With Seymour Narrows behind us, the timing of our trip up Johnstone Strait was primarily about maximizing favorable current and miles covered. Thankfully the beginning of the ebb—which runs northwest in Johnstone Strait—was about 5:00 a.m., about the same time it’s light enough to spot logs in the water.
Complicating matters was the forecast, which called for winds building to 25-35 knots in the afternoon. Both Environment Canada and the ECMWF model agreed on this. The 20+ knot winds weren’t predicted to begin until after 10am, and with the favorable current, we figured we’d make it out of Johnstone Strait by then. We decided to reassess conditions for crossing Queen Charlotte Strait when we got to Blackfish Sound. Critically, all the predicted wind was behind us, and blowing the same direction as the strongest currents of the day, so despite the potentially strong winds, this wasn’t a typical “rough Johnstone Strait” scenario with wind-against-current.
The morning began with no wind and glassy water.
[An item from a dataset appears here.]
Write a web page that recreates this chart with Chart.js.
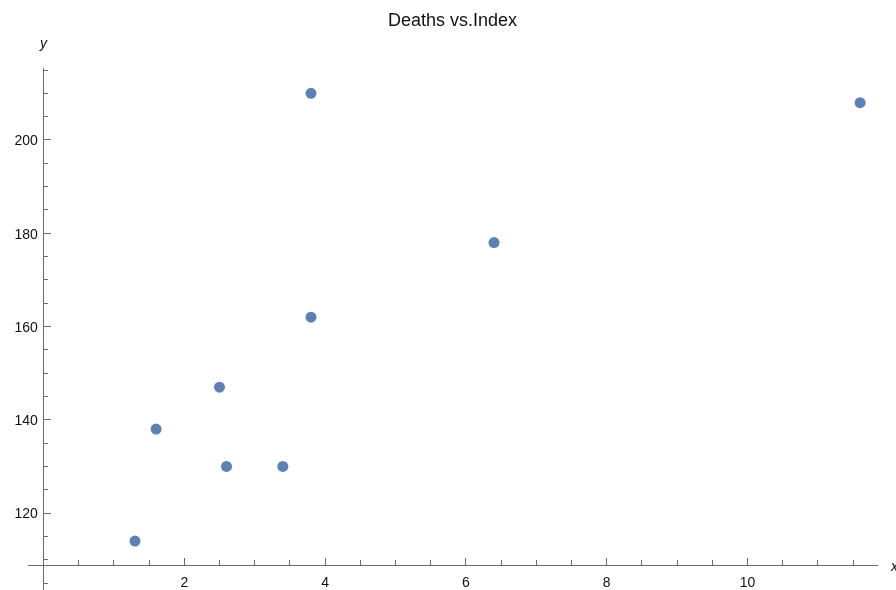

We picked up a nice boost from the ebb current, briefly exceeding 14 knots at a normal 7.5 knot cruise RPM and often cruising at 9 or 10 knots. The wind stayed under 10 knots for many hours. The biggest obstacles were logs, of which we dodged many. The most boat motion was caused by large eddies and whirlpools, which tend cause the boat to heel over, which seemed like a reasonable tradeoff for our excellent speed.
The wind was supposed to increase, and it did for awhile, but then it died off. As we entered Blackfish Sound around noon, waves were a foot or less and wind was under 15 knots. Herbert Island, the nearest weather station to Blunden Harbour, reported 17 knots of wind. The forecast conditions would worsen for the next few hours as we made the 20-odd mile crossing of Queen Charlotte Strait, but we bet they wouldn’t become too bad.
The bet paid off, and only the last 45 minutes or so was notably bumpy.
We all made it into Blunden Harbour by 5:00 p.m. and watched the rain fall and wind blow all evening.